# Pax prime



## Dannoo93 (Mar 28, 2013)

So idk if any of u ever heard.of pax prime its in seattle august 29-september 1st i believe tickets are 60$ for fri,sat,and sun or 30$ each day.individually if u wanna go id recomend buying ur tickets on when tjey.go.on sale within the next few months...its pretty much a mini e3 convention i went in 2011 and had a blast only went for 1 day but will do.all 3 this year...score sweet.free schwag play demos of new games like at e3,some cosplay if ur into that(not me lol) anime and more...they had halo fest when i went because halo 4 had just been.anpunced and tons of other gears and skyrim shit....just thought id share with all u fellow gamers and nerds


----------



## Dannoo93 (Mar 28, 2013)

http://prime.paxsite.com/


----------



## sunni (Mar 28, 2013)

if you game and oyu dont know what pax is. youre not a gamer.


----------



## Dannoo93 (Mar 28, 2013)

Not true pax is small compared to all other conventions.so quit talkin out ya bum...i never knew what pax was till 2011 and i can guarantee ive put in my time over the past 16 years ive been.playin games.


----------



## sunni (Mar 29, 2013)

Dannoo93 said:


> Not true pax is small compared to all other conventions.so quit talkin out ya bum...i never knew what pax was till 2011 and i can guarantee ive put in my time over the past 16 years ive been.playin games.
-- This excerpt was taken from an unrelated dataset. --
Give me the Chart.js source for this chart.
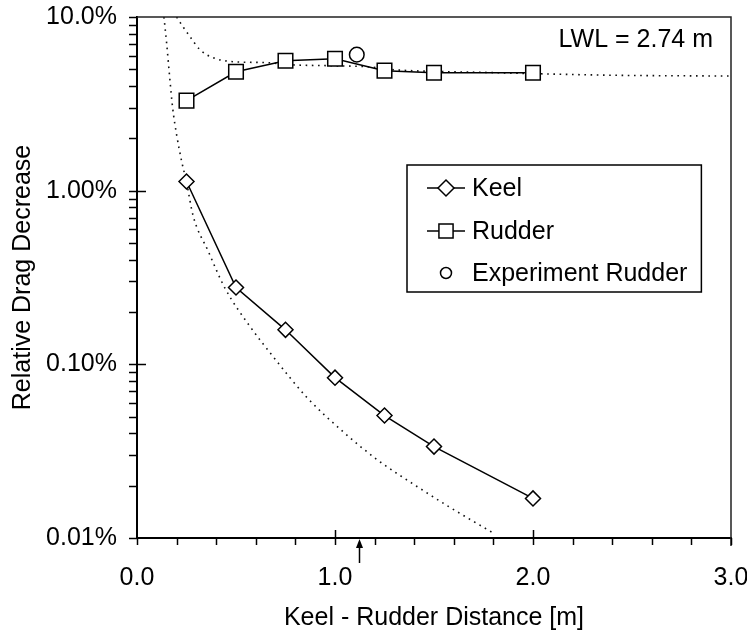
<!DOCTYPE html>
<html>
<head>
<meta charset="utf-8">
<script src="https://cdn.jsdelivr.net/npm/chart.js@4.4.1/dist/chart.umd.min.js"></script>
<style>
  html, body { margin: 0; padding: 0; background: #fff; }
  canvas { display: block; }
</style>
</head>
<body>
<canvas id="chart" width="747" height="634"></canvas>
<script>
// Measured points (keel - rudder distance in m, drag decrease in %)
const distances = [0.25, 0.5, 0.75, 1.0, 1.25, 1.5, 2.0];
const keelValues = [1.13, 0.277, 0.158, 0.0838, 0.0507, 0.0336, 0.0169];
const rudderValues = [3.30, 4.84, 5.60, 5.75, 4.91, 4.78, 4.78];

const experimentX = [1.11];
const experimentY = [6.07];

// Dotted reference curves
const keelCurveX = [0.136, 0.150, 0.165, 0.180, 0.200, 0.227, 0.250, 0.283, 0.359, 0.444, 0.571, 0.687, 0.859, 1.04, 1.212, 1.414, 1.581, 1.798];
const keelCurveY = [10, 7.0, 4.5, 3.0, 2.1, 1.45, 1.12, 0.72, 0.45, 0.275, 0.165, 0.111, 0.0643, 0.041, 0.0283, 0.0198, 0.0150, 0.0107];
const rudderCurveX = [0.20, 0.235, 0.268, 0.318, 0.384, 0.485, 0.657, 0.773, 0.99, 1.16, 1.30, 1.50, 1.75, 2.0, 2.4, 3.0];
const rudderCurveY = [10, 8.7, 7.7, 6.48, 5.83, 5.53, 5.46, 5.31, 5.24, 5.17, 4.97, 4.86, 4.80, 4.72, 4.62, 4.57];

// Axis ticks
const xTicks = [0, 1, 2, 3];
const xTickLabels = ['0.0', '1.0', '2.0', '3.0'];
const yTicks = [0.01, 0.1, 1, 10];
const yTickLabels = ['0.01%', '0.10%', '1.00%', '10.0%'];

const markerX = 1.12;           // arrow under the x axis
const noteText = 'LWL = 2.74 m';

const FONT = "'Liberation Sans', Arial, Helvetica, sans-serif";

const toPoints = (xs, ys) => xs.map((x, i) => ({ x, y: ys[i] }));

// Draws frame, minor ticks, arrow, note and the boxed legend
const decorations = {
  id: 'decorations',
  afterDraw(chart) {
    const { ctx, chartArea: a, scales: { x, y } } = chart;
    ctx.save();

    // top and right frame
    ctx.strokeStyle = '#222';
    ctx.lineWidth = 1.5;
    ctx.beginPath();
    ctx.moveTo(a.left, a.top);
    ctx.lineTo(a.right, a.top);
    ctx.lineTo(a.right, a.bottom + 8);
    ctx.stroke();

    // x ticks every 0.2, major ones also reach into the plot
    ctx.strokeStyle = '#000';
    ctx.lineWidth = 1.5;
    for (let k = 0; k <= 15; k++) {
      const v = k * 0.2;
      const px = Math.round(x.getPixelForValue(v)) + 0.5;
      const major = k > 0 && k < 15 && k % 5 === 0;
      ctx.beginPath();
      ctx.moveTo(px, major ? a.bottom - 8 : a.bottom);
      ctx.lineTo(px, a.bottom + 7);
      ctx.stroke();
    }

    // y log ticks
    for (let e = -2; e <= 1; e++) {
      for (let m = 1; m <= 9; m++) {
        const v = m * Math.pow(10, e);
        if (v < 0.0099 || v > 10.01) continue;
        const py = Math.round(y.getPixelForValue(v)) + 0.5;
        const inner = m === 1 && v > 0.011 && v < 9.9;
        ctx.beginPath();
        ctx.moveTo(a.left - 8, py);
        ctx.lineTo(inner ? a.left + 9 : a.left, py);
        ctx.stroke();
      }
    }

    // arrow below the axis
    const ax = Math.round(x.getPixelForValue(markerX)) + 0.5;
    ctx.beginPath();
    ctx.moveTo(ax, a.bottom + 25);
    ctx.lineTo(ax, a.bottom + 8);
    ctx.stroke();
    ctx.fillStyle = '#000';
    ctx.beginPath();
    ctx.moveTo(ax, a.bottom + 1);
    ctx.lineTo(ax - 3.5, a.bottom + 10);
    ctx.lineTo(ax + 3.5, a.bottom + 10);
    ctx.closePath();
    ctx.fill();

    // note
    ctx.font = `25px ${FONT}`;
    ctx.textAlign = 'right';
    ctx.textBaseline = 'alphabetic';
    ctx.fillText(noteText, a.right - 18, a.top + 30);

    // legend
    const ds = chart.data.datasets;
    const rows = [0, 1, 2];
    const boxLeft = 407, boxTop = 165, boxBottom = 292;
    const textX = 472, lineL = 427, lineR = 465;
    const rowY = [188, 231, 273];
    ctx.textAlign = 'left';
    ctx.textBaseline = 'middle';
    let maxW = 0;
    rows.forEach(i => { maxW = Math.max(maxW, ctx.measureText(ds[i].label).width); });
    const boxRight = textX + maxW + 14;
    ctx.fillStyle = '#fff';
    ctx.fillRect(boxLeft, boxTop, boxRight - boxLeft, boxBottom - boxTop);
    ctx.strokeStyle = '#000';
    ctx.lineWidth = 1.5;
    ctx.strokeRect(boxLeft, boxTop, boxRight - boxLeft, boxBottom - boxTop);

    const legendRadius = [8, 10, 5.5];
    rows.forEach((i, r) => {
      const d = ds[i];
      const cy = rowY[r];
      const cx = (lineL + lineR) / 2;
      if (d.showLine !== false) {
        ctx.strokeStyle = '#000';
        ctx.lineWidth = 1.5;
        ctx.beginPath();
        ctx.moveTo(lineL, cy);
        ctx.lineTo(lineR, cy);
        ctx.stroke();
      }
      ctx.fillStyle = '#fff';
      ctx.strokeStyle = '#000';
      ctx.lineWidth = 1.5;
      Chart.helpers.drawPoint(ctx, { pointStyle: d.pointStyle, radius: legendRadius[r], borderWidth: 1.5, rotation: 0 }, cx, cy);
      ctx.fillStyle = '#000';
      ctx.fillText(d.label, textX, cy + 1);
    });

    ctx.restore();
  }
};

new Chart(document.getElementById('chart'), {
  type: 'scatter',
  data: {
    datasets: [
      {
        label: 'Keel',
        data: toPoints(distances, keelValues),
        showLine: true,
        borderColor: '#000',
        borderWidth: 1.5,
        pointStyle: 'rectRot',
        pointRadius: 7.5,
        pointBackgroundColor: '#fff',
        pointBorderColor: '#000',
        pointBorderWidth: 1.5,
        order: 1
      },
      {
        label: 'Rudder',
        data: toPoints(distances, rudderValues),
        showLine: true,
        borderColor: '#000',
        borderWidth: 1.5,
        pointStyle: 'rect',
        pointRadius: 10.3,
        pointBackgroundColor: '#fff',
        pointBorderColor: '#000',
        pointBorderWidth: 1.5,
        order: 1
      },
      {
        label: 'Experiment Rudder',
        data: toPoints(experimentX, experimentY),
        showLine: false,
        pointStyle: 'circle',
        pointRadius: 7.3,
        pointBackgroundColor: '#fff',
        pointBorderColor: '#000',
        pointBorderWidth: 1.5,
        order: 1
      },
      {
        label: 'Keel theory',
        data: toPoints(keelCurveX, keelCurveY),
        showLine: true,
        borderColor: '#111',
        borderWidth: 1.6,
        borderDash: [1.6, 4.6],
        cubicInterpolationMode: 'monotone',
        pointRadius: 0,
        order: 2
      },
      {
        label: 'Rudder theory',
        data: toPoints(rudderCurveX, rudderCurveY),
        showLine: true,
        borderColor: '#111',
        borderWidth: 1.6,
        borderDash: [1.6, 4.6],
        cubicInterpolationMode: 'monotone',
        pointRadius: 0,
        order: 2
      }
    ]
  },
  options: {
    responsive: false,
    animation: false,
    events: [],
    layout: { padding: { top: 17, right: 16, left: 0, bottom: 0 } },
    plugins: {
      legend: { display: false },
      tooltip: { enabled: false }
    },
    scales: {
      x: {
        type: 'linear',
        min: 0,
        max: 3,
        afterBuildTicks: s => { s.ticks = xTicks.map(v => ({ value: v })); },
        afterFit: s => { s.height = 96; s.paddingLeft = 0; s.paddingRight = 0; },
        grid: { display: false, drawTicks: false },
        border: { display: true, color: '#000', width: 2 },
        ticks: {
          color: '#000',
          font: { family: FONT, size: 25 },
          padding: 25,
          maxRotation: 0,
          autoSkip: false,
          callback: (v, i) => xTickLabels[i]
        },
        title: {
          display: true,
          text: 'Keel - Rudder Distance [m]',
          color: '#000',
          font: { family: FONT, size: 25 },
          padding: { top: 0, bottom: 1 }
        }
      },
      y: {
        type: 'logarithmic',
        min: 0.01,
        max: 10,
        afterBuildTicks: s => { s.ticks = yTicks.map(v => ({ value: v })); },
        afterFit: s => { s.width = 137; s.paddingTop = 0; s.paddingBottom = 0; },
        grid: { display: false, drawTicks: false },
        border: { display: true, color: '#000', width: 2 },
        ticks: {
          color: '#000',
          font: { family: FONT, size: 25 },
          padding: 20,
          autoSkip: false,
          callback: (v, i) => yTickLabels[i]
        },
        title: {
          display: true,
          text: 'Relative Drag Decrease',
          color: '#000',
          font: { family: FONT, size: 25 },
          padding: { top: 8, bottom: 0 }
        }
      }
    }
  },
  plugins: [decorations]
});
</script>
</body>
</html>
 pax is WELL known, ^_^ thats why they have 2 of em


----------



## Dannoo93 (Mar 29, 2013)

sunni said:


> Dannoo93 said:
> 
> 
> > Not true pax is small compared to all other conventions.so quit talkin out ya bum...i never knew what pax was till 2011 and i can guarantee ive put in my time over the past 16 years ive been.playin games.
> ...



Well there are more then 2 only 2 in america bam bal lamb black betty


----------